Unlocking Viriato data: Deeper system insights through smart data analysis

A recurring question faced by users of tools such as Viriato is “how can I do more with my data, faster?”

Users have always had ways to export data to 3rd party tools for analysis and post-processing, but this was often time-consuming and a complex process, and limited to the functionality provided by the tool as supplied without being extensible. The rise of APIs (“Application Programming Interfaces”, a way to communicate with the core of a program from another software application) coupled with the general increase in programming skills amongst users and engineers, particularly using the Python programming language, either writing scripts directly or perhaps through the relatively new concept of “vibe coding” (where a user describes to an AI system what they wish to achieve through “prompts” and then much of the code is written autonomously), means that it is easier than ever to extract data from Viriato for processing in other systems. 

This has a range of uses limited only by the imagination of the user. Typical examples of this workflow include graphical representations using a GIS (“Geographical Information System”) where complex and attractive visualisations can be produced showing train data on maps, business information systems where the raw data for Viriato can be mined to produce deep insights into the planned timetable, and optimisation projects where an external mathematical solver is used to produce sophisticated algorithmic solutions to complex scheduling problems.  When working with the Viriato Algorithm Platform, it is possible to create an integrated workflow where a custom GUI within Viriato provides the context for the data selection, and modified trains can be written back to Viriato for further use.

A benefit of these approaches is that it is possible to integrate data from different sources, for example Viriato and population data from national statistics providers, allowing for the creation of rich analyses and visualisations that are consistent with the planned timetables created in Viriato without having to resynthesise these for the data analysis step.


Some recent examples of this analysis and visualisation workflows taken from real-life consulting projects we have been involved in include:

  • Offer quality assessment through Trip Time Analysis: Using the CSV export from the Trip Time Analysis module containing connections between station origin-destination pairs, it is possible to derive key performance indicators to compare different scenarios, including number of connections, trip times, changes, and generalised travel times. By weighting these running times according to travel mode and calculating relative improvements, this analysis can extend toward demand estimation. This export can also evaluate the nodal performance of stations by quantifying the number of possible interchange connections between different service branches.

  • Section-based network analysis via XML Reporting Export: Viriato's XML export interface provides a convenient pathway for undertaking detailed section-level analysis. Recent applications have included computing planning headways, analysing trip times per section, measuring running time heterogeneity, calculating trains per hour, and tracking temporal variations throughout time periods from a single day or through to the annual service plan. When combined with rolling stock seating capacity data, this workflow has enabled the production of sophisticated visualisations showing occupancy rates across the network.

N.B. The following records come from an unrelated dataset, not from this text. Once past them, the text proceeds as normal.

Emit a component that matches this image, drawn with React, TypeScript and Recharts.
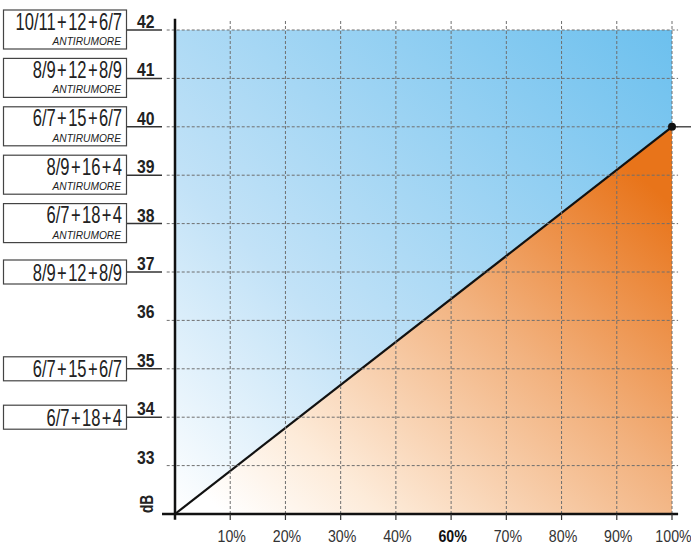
import React from "react";
import {
  ComposedChart, Area, XAxis, YAxis, ReferenceArea, ReferenceLine, ReferenceDot,
} from "recharts";

const FONT = "'Liberation Sans', Arial, sans-serif";

// x axis: 9 intervals, the original skips 50%
const xTicks = [1, 2, 3, 4, 5, 6, 7, 8, 9];
const xLabels = ["10%", "20%", "30%", "40%", "60%", "70%", "80%", "90%", "100%"];
const xBold = ["60%"];

const yTicks = [33, 34, 35, 36, 37, 38, 39, 40, 41, 42];

// glazing boxes on the left
const boxLevels = [42, 41, 40, 39, 38, 37, 35, 34];
const boxMain = [
  "10/11+12+6/7", "8/9+12+8/9", "6/7+15+6/7", "8/9+16+4",
  "6/7+18+4", "8/9+12+8/9", "6/7+15+6/7", "6/7+18+4",
];
const boxSub = [
  "ANTIRUMORE", "ANTIRUMORE", "ANTIRUMORE", "ANTIRUMORE",
  "ANTIRUMORE", "", "", "",
];

// limit line
const limitX = [0, 9];
const limitDb = [32, 40];
const limitData = limitX.map((x, i) => ({ x, db: limitDb[i] }));

// condensed text: regular font squeezed horizontally
function CText({ x, y, sx = 0.75, rotate = 0, anchor = "start", children, ...rest }: any) {
  return (
    <text
      transform={`translate(${x} ${y})${rotate ? ` rotate(${rotate})` : ""} scale(${sx} 1)`}
      x={0}
      y={0}
      textAnchor={anchor}
      fontFamily={FONT}
      {...rest}
    >
      {children}
    </text>
  );
}

function YTick(props: any) {
  const { y, payload } = props;
  const v = payload.value;
  const i = boxLevels.indexOf(v);
  const hasSub = i >= 0 && boxSub[i] !== "";
  const main = i >= 0 ? boxMain[i].split("+").join("\u200A+\u200A") : "";
  return (
    <g>
      {i >= 0 && (
        <>
          <rect
            x={3.5} y={hasSub ? y - 20 : y - 12} width={123} height={hasSub ? 39 : 24}
            fill="#fff" stroke="#444" strokeWidth={1.2}
          />
          <CText x={122} y={hasSub ? y - 0.5 : y + 8.5} sx={0.72} anchor="end"
            fontSize={23} fill="#222">
            {main}
          </CText>
          {hasSub && (
            <CText x={121} y={y + 15} sx={0.88} anchor="end"
              fontSize={11.6} fontStyle="italic" fill="#222">
              {boxSub[i]}
            </CText>
          )}
          <line x1={127} x2={162} y1={y} y2={y} stroke="#333" strokeWidth={1.5} />
        </>
      )}
      <CText x={137} y={y - 2} sx={0.85} fontSize={18.5} fontWeight="bold" fill="#222">
        {v}
      </CText>
    </g>
  );
}

function XTick(props: any) {
  const { x, payload } = props;
  const label = xLabels[xTicks.indexOf(payload.value)];
  const bold = xBold.includes(label);
  return (
    <CText x={x + 1.5} y={542} sx={0.86} anchor="middle" fontSize={16.5}
      fontWeight={bold ? "bold" : "normal"} fill={bold ? "#111" : "#333"}>
      {label}
    </CText>
  );
}

export default function App() {
  return (
    <div style={{ position: "absolute", left: 0, top: 0, width: 691, height: 544, background: "#fff" }}>
      <ComposedChart
        width={691}
        height={544}
        data={limitData}
        margin={{ top: 30, right: 19, bottom: 0, left: 0 }}
      >
        <defs>
          <linearGradient id="blueGrad" x1="0" y1="1" x2="1" y2="0">
            <stop offset="0%" stopColor="#ffffff" />
            <stop offset="35%" stopColor="#c2e2f7" />
            <stop offset="100%" stopColor="#6cc0ee" />
          </linearGradient>
          <linearGradient id="orangeGrad" x1="0.1" y1="1" x2="1" y2="0.2">
            <stop offset="0%" stopColor="#ffffff" />
            <stop offset="20%" stopColor="#fdebd9" />
            <stop offset="60%" stopColor="#f2b27f" />
            <stop offset="100%" stopColor="#e8741a" />
          </linearGradient>
        </defs>
        <XAxis
          type="number"
          dataKey="x"
          domain={[0, 9]}
          ticks={xTicks}
          height={30}
          axisLine={false}
          tickSize={6}
          tickLine={{ stroke: "#333", strokeWidth: 1.2 }}
          tick={<XTick />}
          interval={0}
        />
        <YAxis
          type="number"
          domain={[32, 42]}
          ticks={yTicks}
          width={175}
          axisLine={false}
          tickLine={false}
          tick={<YTick />}
          interval={0}
        />
        <ReferenceArea x1={0} x2={9} y1={32} y2={42} fill="url(#blueGrad)" fillOpacity={1} stroke="none" />
        <Area
          type="linear"
          dataKey="db"
          baseValue={32}
          fill="url(#orangeGrad)"
          fillOpacity={1}
          stroke="#111"
          strokeWidth={2.2}
          dot={false}
          activeDot={false}
          isAnimationActive={false}
        />
        {yTicks.map((t) => (
          <ReferenceLine key={"h" + t} segment={[{ x: -0.15, y: t }, { x: 9.11, y: t }]}
            stroke="#6f6f6f" strokeDasharray="3 2" strokeWidth={1} ifOverflow="visible" />
        ))}
        {xTicks.map((t) => (
          <ReferenceLine key={"v" + t} segment={[{ x: t, y: 32 }, { x: t, y: 42.2 }]}
            stroke="#6f6f6f" strokeDasharray="3 2" strokeWidth={1} ifOverflow="visible" />
        ))}
        <ReferenceLine segment={[{ x: 0, y: 31.88 }, { x: 0, y: 42.23 }]}
          stroke="#111" strokeWidth={2.5} ifOverflow="visible" />
        <ReferenceLine segment={[{ x: -0.235, y: 32 }, { x: 9.11, y: 32 }]}
          stroke="#111" strokeWidth={2.5} ifOverflow="visible" />
        <ReferenceLine segment={[{ x: 9, y: 40 }, { x: 9.35, y: 40 }]}
          stroke="#333" strokeWidth={1.3} ifOverflow="visible" />
        <ReferenceDot x={9} y={40} r={4} fill="#111" stroke="none" ifOverflow="visible" />
        <CText x={341} y={122} sx={0.74} anchor="middle" fontSize={26} fontWeight="bold" fill="#1a1a1a">
          CONFORME
        </CText>
        <CText x={341} y={152} sx={0.74} anchor="middle" fontSize={26} fontWeight="bold" fill="#1a1a1a">
          ALLA NORMA
        </CText>
        <CText x={563} y={363} sx={0.74} anchor="middle" fontSize={26} fontWeight="bold" fill="#fff">
          NON
        </CText>
        <CText x={563} y={393} sx={0.74} anchor="middle" fontSize={26} fontWeight="bold" fill="#fff">
          CONFORME
        </CText>
        <CText x={153} y={504} rotate={-90} sx={0.72} anchor="middle" fontSize={19} fontWeight="bold" fill="#222">
          dB
        </CText>
      </ComposedChart>
    </div>
  );
}
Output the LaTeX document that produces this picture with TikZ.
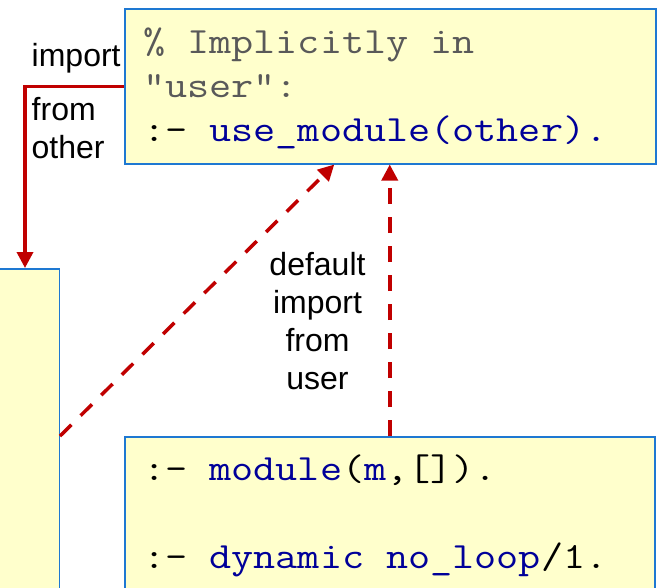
\documentclass[tikz,border=0pt]{standalone}
\usepackage{fontspec}
\usepackage{graphicx}
\setmainfont{Liberation Sans}
\usetikzlibrary{arrows.meta}
\definecolor{boxfill}{HTML}{FFFFCC}
\definecolor{boxline}{HTML}{1E78D2}
\definecolor{linkred}{HTML}{C00000}
\definecolor{commentgray}{HTML}{595959}
\definecolor{kw}{HTML}{000099}
% code lines: a light slab-serif mono, widened to a wider pitch
\newcommand{\codeline}[1]{\scalebox{1.16}[1]{#1}}
\begin{document}
\begin{tikzpicture}[x=1pt,y=-1pt,
  codebox/.style={rectangle, draw=boxline, fill=boxfill, line width=1.5pt, inner sep=0pt},
  codetext/.style={anchor=base west, inner sep=0pt, font=\ttfamily\fontsize{37}{44}\selectfont},
  labeltext/.style={inner sep=0pt, font=\fontsize{32}{38}\selectfont},
  link/.style={draw=linkred, line width=3.5pt, -{Triangle[length=16pt,width=16pt]}},
  dashlink/.style={link, dash pattern=on 16pt off 13pt}]
\clip (0,0) rectangle (658,587);

% module boxes
\node[codebox, anchor=north west, minimum width=531pt, minimum height=155pt] (user) at (124,8) {};
\node[codebox, anchor=north east, minimum width=120pt, minimum height=400pt] (other) at (60,268) {};
\node[codebox, anchor=north west, minimum width=530pt, minimum height=200pt] (m) at (124,436) {};

% code in the "user" box
\node[codetext, text=commentgray] (u1) at (143,53) {\codeline{\%~Implicitly~in}};
\node[codetext, text=commentgray] (u2) at (143,97) {\codeline{"user":}};
\node[codetext] (u3) at (143,141) {\codeline{:-~\textcolor{kw}{use\_module(other).}}};

% code in module m
\node[codetext] (m1) at (143,480) {\codeline{:-~\textcolor{kw}{module}(\textcolor{kw}{m},[]).}};
\node[codetext] (m2) at (143,568) {\codeline{:-~\textcolor{kw}{dynamic~no\_loop}/1.}};

% import from other
\coordinate (bend) at (25,0);
\draw[link] (user.west) -| (bend |- other.north);
\node[labeltext, anchor=base west] (imp) at (31.5,66) {import};
\node[labeltext, anchor=south west, text depth=0pt, align=left] (fromother) at (31.5,159) {from\\other};

% default imports from user
\draw[dashlink] (other.north east |- m.north) -- ([xshift=-56pt]user.south);
\draw[dashlink] (m.north) -- (m.north |- user.south);
\node[labeltext, anchor=south, text depth=0pt, align=center] (deflabel) at (317.5,390) {default\\import\\from\\user};
\end{tikzpicture}
\end{document}
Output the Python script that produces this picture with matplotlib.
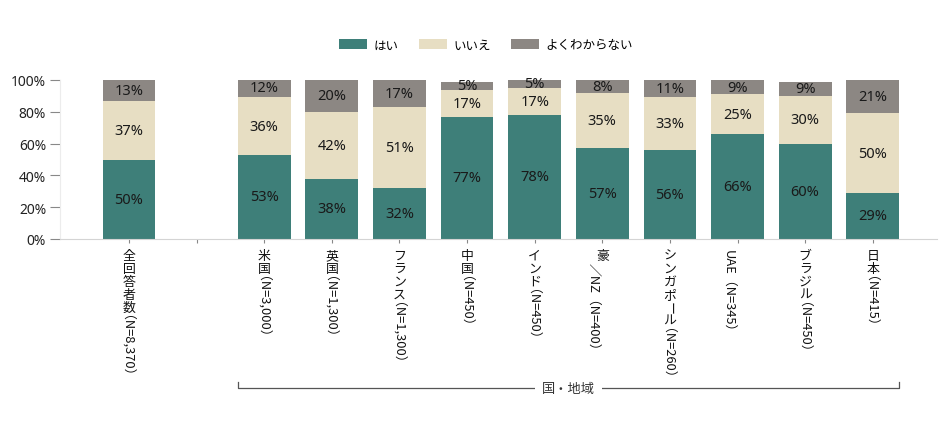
import matplotlib
matplotlib.use("Agg")
import matplotlib.pyplot as plt

plt.rcParams["font.family"] = ["Noto Sans", "Noto Sans CJK JP", "DejaVu Sans"]

# data
categories = ["全回答者数（N=8,370）", "米国（N=3,000）", "英国（N=1,300）",
              "フランス（N=1,300）", "中国（N=450）", "インド（N=450）",
              "豪／NZ（N=400）", "シンガポール（N=260）", "UAE（N=345）",
              "ブラジル（N=450）", "日本（N=415）"]
yes = [50, 53, 38, 32, 77, 78, 57, 56, 66, 60, 29]
no = [37, 36, 42, 51, 17, 17, 35, 33, 25, 30, 50]
unsure = [13, 12, 20, 17, 5, 5, 8, 11, 9, 9, 21]
series_names = ["はい", "いいえ", "よくわからない"]
colors = ["#3e7f79", "#e7dec3", "#8c8783"]
group_label = "国・地域"

# first bar stands alone, an empty slot follows it
x = [0] + list(range(2, len(categories) + 1))
bar_w = 0.78

fig = plt.figure(figsize=(9.43, 4.39), dpi=100)
ax = fig.add_axes([60 / 943, 1 - 240 / 439, 877 / 943, 159 / 439])

bottom = [0] * len(yes)
for vals, name, col in zip([yes, no, unsure], series_names, colors):
    ax.bar(x, vals, bar_w, bottom=bottom, color=col, label=name)
    for xi, b, v in zip(x, bottom, vals):
        ax.text(xi, b + v / 2, f"{v}%", ha="center", va="center",
                fontsize=10.5, color="#1a1a1a")
    bottom = [b + v for b, v in zip(bottom, vals)]

ax.set_xlim(-1.02, 11.95)
ax.set_ylim(0, 100)
ax.set_yticks([0, 20, 40, 60, 80, 100])
ax.set_yticklabels([f"{t}%" for t in [0, 20, 40, 60, 80, 100]], fontsize=10,
                   color="#222222")
ax.tick_params(axis="y", length=7, width=0.8, color="#888888", pad=3)
ax.set_xticks(list(range(0, 12)))
ax.set_xticklabels([])
ax.tick_params(axis="x", length=3, width=0.8, color="#888888")
for s in ["top", "right"]:
    ax.spines[s].set_visible(False)
ax.spines["bottom"].set_color("#d4d4d4")
ax.spines["left"].set_color("#ececec")


# vertical (tategaki) tick labels: kana / kanji upright, the rest turned
def is_upright(ch):
    code = ord(ch)
    return (0x3040 <= code <= 0x30FF or 0x4E00 <= code <= 0x9FFF) and ch != "ー"


fs = 9.3
step = fs
start = 7.2
xt = ax.get_xaxis_transform()
cjk = ["Noto Sans CJK JP", "DejaVu Sans"]
for xi, label in zip(x, categories):
    for i, ch in enumerate(label):
        if is_upright(ch):
            ax.annotate(ch, (xi, 0), xycoords=xt,
                        xytext=(0, -(start + (i + 0.5) * step)),
                        textcoords="offset points", ha="center", va="center",
                        fontsize=fs, color="#111111", family=cjk)
        elif ch == "ー":
            ax.annotate(ch, (xi, 0), xycoords=xt,
                        xytext=(0, -(start + (i + 0.5) * step)),
                        textcoords="offset points", ha="center", va="center",
                        fontsize=fs, color="#111111", rotation=270,
                        family=cjk)
        else:
            ax.annotate(label[i:], (xi, 0), xycoords=xt,
                        xytext=(-0.36 * fs - 5.5, -(start + i * step)),
                        textcoords="offset points", ha="left", va="baseline",
                        rotation_mode="anchor",
                        fontsize=fs, color="#111111", rotation=270,
                        family=cjk)
            break

# bracket under the country group
left = x[1] - bar_w / 2
right = x[-1] + bar_w / 2
y_line = -149 / 159
y_tick = -143 / 159
ax.plot([left, left, right, right], [y_tick, y_line, y_line, y_tick],
        transform=xt, clip_on=False, color="#555555", lw=0.9)
ax.text((left + right) / 2, y_line, group_label, transform=xt, ha="center",
        va="center", fontsize=9.5, color="#333333", family=cjk,
        bbox=dict(facecolor="white", edgecolor="none", pad=5))

fig.legend(loc="center", bbox_to_anchor=(486 / 943, 1 - 46 / 439), ncol=3,
           frameon=False, prop={"family": cjk, "size": 9},
           handlelength=2.24, handleheight=0.88,
           columnspacing=1.6, handletextpad=0.55)

fig.savefig("out.png", dpi=100)
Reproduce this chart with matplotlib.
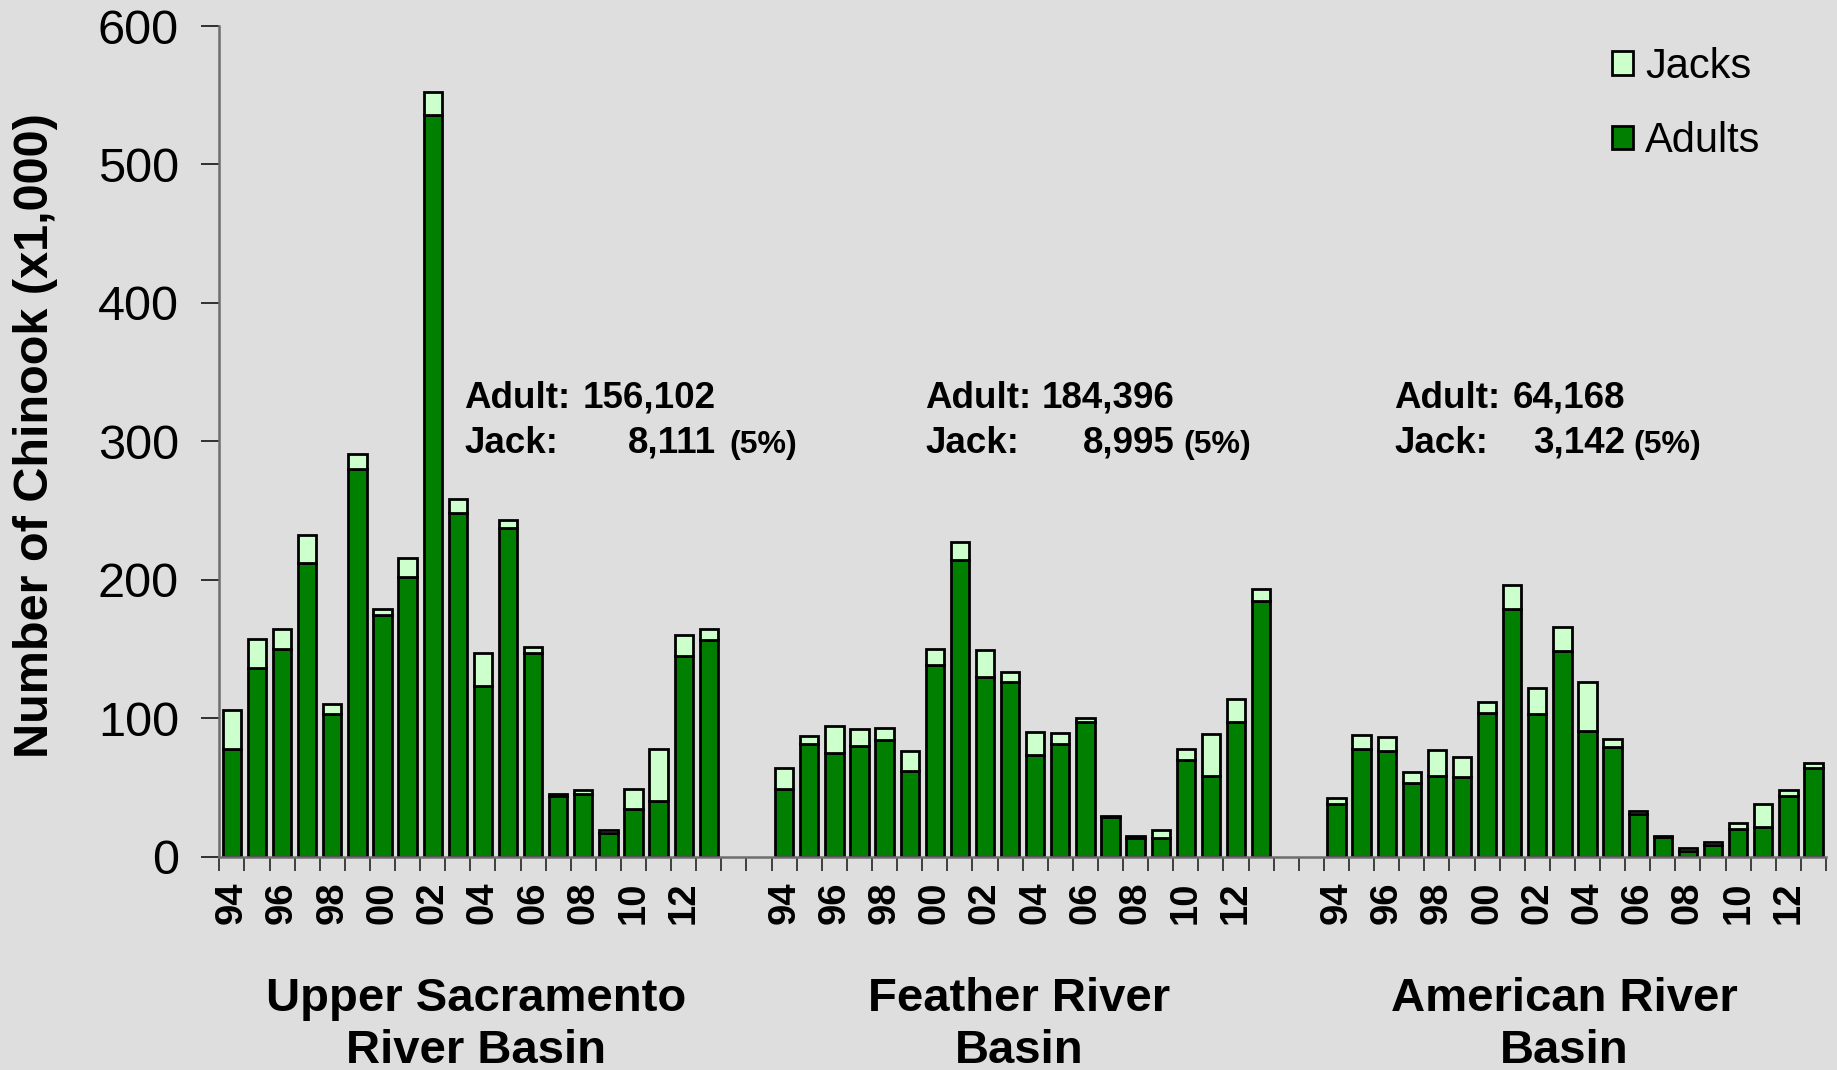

  • Operational personnel cost analysis: The CSV export from the Viriato Vehicle Rostering module provides a comprehensive list of activities for each timetable. Building upon this foundation, an analysis toolkit has been built where the vehicle rostering module is used for generating macroscopic crew schedules, and then these schedules are exported to the external script which validates that the operational constraints for working times, driver breaks and depot stabling are met, enabling an efficient process where the number of personnel required can be determined, their indicative schedules optimised, and accurate operational cost projections to be made.
  • Crew scheduling optimisation: An internal study to determine if the crew schedule rosters could be generated automatically using a solver. The base crew work activities were derived from train activities extracted programmatically using the Viriato Algorithm Platform and then passed to an optimisation algorithm to generate crew schedules reflecting rules including maximum shift lengths, working time without breaks, empty runs and taxis, etc. The results can then be visualised in the form of Gantt charts and tables.

  • Robustness analysis through Monte Carlo simulation: Viriato's stochastic robustness analysis tool produces CSV outputs that can be processed through external scripting tools. A Python-based pipeline has been developed to compute reliability and availability indicators from these simulation results and to visualise the findings in graphical timetable formats, providing clear insights into timetable stability under various operational scenarios.


These examples show how it is possible to develop novel, customer specific analyses using data sourced from Viriato and transforming it with a range of tools and techniques into useful outputs.

SMA already uses these methods to provide solutions for our customers in consulting projects, where it is important to provide an informative, but accurate, visualisation of the results we are presenting based on the timetables generated during the study, and we encourage and support users of Viriato to investigate with us how the data generated in the tool can be used to produce further insights.